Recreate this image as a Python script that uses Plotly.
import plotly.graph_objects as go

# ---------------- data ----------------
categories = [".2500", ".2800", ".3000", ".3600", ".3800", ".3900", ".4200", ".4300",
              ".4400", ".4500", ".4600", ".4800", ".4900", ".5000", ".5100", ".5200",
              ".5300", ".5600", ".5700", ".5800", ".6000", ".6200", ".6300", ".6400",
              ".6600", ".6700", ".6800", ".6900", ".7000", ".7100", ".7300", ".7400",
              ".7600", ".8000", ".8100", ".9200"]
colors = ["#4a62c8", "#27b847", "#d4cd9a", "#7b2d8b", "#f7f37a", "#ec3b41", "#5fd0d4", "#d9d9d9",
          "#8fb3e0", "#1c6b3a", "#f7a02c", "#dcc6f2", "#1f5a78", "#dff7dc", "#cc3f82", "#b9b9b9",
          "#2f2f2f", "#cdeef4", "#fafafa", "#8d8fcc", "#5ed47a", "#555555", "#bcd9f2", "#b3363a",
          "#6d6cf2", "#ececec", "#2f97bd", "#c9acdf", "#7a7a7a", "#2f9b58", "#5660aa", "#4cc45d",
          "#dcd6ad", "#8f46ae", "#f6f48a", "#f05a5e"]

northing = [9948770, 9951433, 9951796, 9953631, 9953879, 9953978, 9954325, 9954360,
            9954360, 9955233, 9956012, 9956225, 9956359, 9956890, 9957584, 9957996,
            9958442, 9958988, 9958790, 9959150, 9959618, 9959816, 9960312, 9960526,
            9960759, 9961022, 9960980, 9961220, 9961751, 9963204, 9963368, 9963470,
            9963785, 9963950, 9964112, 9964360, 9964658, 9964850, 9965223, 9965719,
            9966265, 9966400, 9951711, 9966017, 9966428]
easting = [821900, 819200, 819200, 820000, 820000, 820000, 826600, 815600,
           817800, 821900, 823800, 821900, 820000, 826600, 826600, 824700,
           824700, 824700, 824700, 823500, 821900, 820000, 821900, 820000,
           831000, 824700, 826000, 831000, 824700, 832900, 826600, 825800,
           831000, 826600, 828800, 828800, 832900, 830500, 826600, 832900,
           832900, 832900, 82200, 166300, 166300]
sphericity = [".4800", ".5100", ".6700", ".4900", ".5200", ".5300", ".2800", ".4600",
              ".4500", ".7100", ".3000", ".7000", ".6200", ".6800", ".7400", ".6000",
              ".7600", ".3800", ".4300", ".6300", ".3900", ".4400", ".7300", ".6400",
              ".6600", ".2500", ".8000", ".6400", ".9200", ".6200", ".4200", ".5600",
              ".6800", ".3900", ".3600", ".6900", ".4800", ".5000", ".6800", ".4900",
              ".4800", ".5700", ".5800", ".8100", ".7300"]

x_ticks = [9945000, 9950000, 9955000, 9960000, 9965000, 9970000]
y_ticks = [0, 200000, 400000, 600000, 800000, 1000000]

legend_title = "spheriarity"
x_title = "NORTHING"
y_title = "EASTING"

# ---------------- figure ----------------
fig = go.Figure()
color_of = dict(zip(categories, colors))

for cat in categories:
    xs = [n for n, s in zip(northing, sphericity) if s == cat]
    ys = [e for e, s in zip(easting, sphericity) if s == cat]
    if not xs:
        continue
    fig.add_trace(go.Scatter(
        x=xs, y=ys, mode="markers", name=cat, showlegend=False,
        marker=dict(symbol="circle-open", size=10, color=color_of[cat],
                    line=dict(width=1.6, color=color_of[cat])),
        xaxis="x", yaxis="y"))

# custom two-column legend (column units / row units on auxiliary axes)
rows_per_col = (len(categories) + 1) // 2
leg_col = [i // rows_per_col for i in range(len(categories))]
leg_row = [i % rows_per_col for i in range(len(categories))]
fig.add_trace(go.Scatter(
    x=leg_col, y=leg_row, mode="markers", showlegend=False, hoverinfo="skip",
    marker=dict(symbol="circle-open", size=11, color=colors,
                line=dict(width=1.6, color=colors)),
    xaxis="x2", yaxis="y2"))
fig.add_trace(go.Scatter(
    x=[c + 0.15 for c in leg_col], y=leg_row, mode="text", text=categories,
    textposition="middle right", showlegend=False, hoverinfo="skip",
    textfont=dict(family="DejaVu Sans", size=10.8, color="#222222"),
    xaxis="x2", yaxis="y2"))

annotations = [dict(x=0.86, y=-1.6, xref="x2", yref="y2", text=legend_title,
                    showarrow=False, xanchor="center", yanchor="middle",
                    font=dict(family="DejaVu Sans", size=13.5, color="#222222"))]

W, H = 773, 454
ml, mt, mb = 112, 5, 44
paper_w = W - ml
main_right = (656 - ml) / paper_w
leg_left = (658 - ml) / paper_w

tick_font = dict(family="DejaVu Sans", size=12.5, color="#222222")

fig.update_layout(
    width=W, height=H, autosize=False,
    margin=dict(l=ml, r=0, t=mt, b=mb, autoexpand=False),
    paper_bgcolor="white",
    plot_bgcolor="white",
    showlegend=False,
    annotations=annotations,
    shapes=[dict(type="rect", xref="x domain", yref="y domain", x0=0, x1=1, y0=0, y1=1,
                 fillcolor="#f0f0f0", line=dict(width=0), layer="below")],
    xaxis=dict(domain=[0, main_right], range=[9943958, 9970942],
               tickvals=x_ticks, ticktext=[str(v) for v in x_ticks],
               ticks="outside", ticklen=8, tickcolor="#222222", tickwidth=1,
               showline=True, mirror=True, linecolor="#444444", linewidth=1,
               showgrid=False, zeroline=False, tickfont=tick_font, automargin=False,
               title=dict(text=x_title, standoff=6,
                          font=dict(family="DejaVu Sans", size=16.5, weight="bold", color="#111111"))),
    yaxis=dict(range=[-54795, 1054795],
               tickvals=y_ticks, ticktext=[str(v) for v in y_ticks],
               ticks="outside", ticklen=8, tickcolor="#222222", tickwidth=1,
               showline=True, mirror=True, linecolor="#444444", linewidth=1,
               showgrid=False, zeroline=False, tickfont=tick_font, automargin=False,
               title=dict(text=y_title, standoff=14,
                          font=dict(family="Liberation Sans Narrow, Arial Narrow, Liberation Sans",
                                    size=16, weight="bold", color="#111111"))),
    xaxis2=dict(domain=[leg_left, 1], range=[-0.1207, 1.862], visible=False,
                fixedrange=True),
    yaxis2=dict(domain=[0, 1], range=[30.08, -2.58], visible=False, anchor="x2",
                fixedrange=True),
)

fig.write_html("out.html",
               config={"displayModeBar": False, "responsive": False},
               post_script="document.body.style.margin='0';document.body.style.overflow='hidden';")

= = =

### CHALLENGE
Copy out only the lines running from the beginning of the data to the line with "import plotly.graph_objects as go", both ends included.

### CORRECT ANSWER
Recreate this image as a Python script that uses Plotly.
import plotly.graph_objects as go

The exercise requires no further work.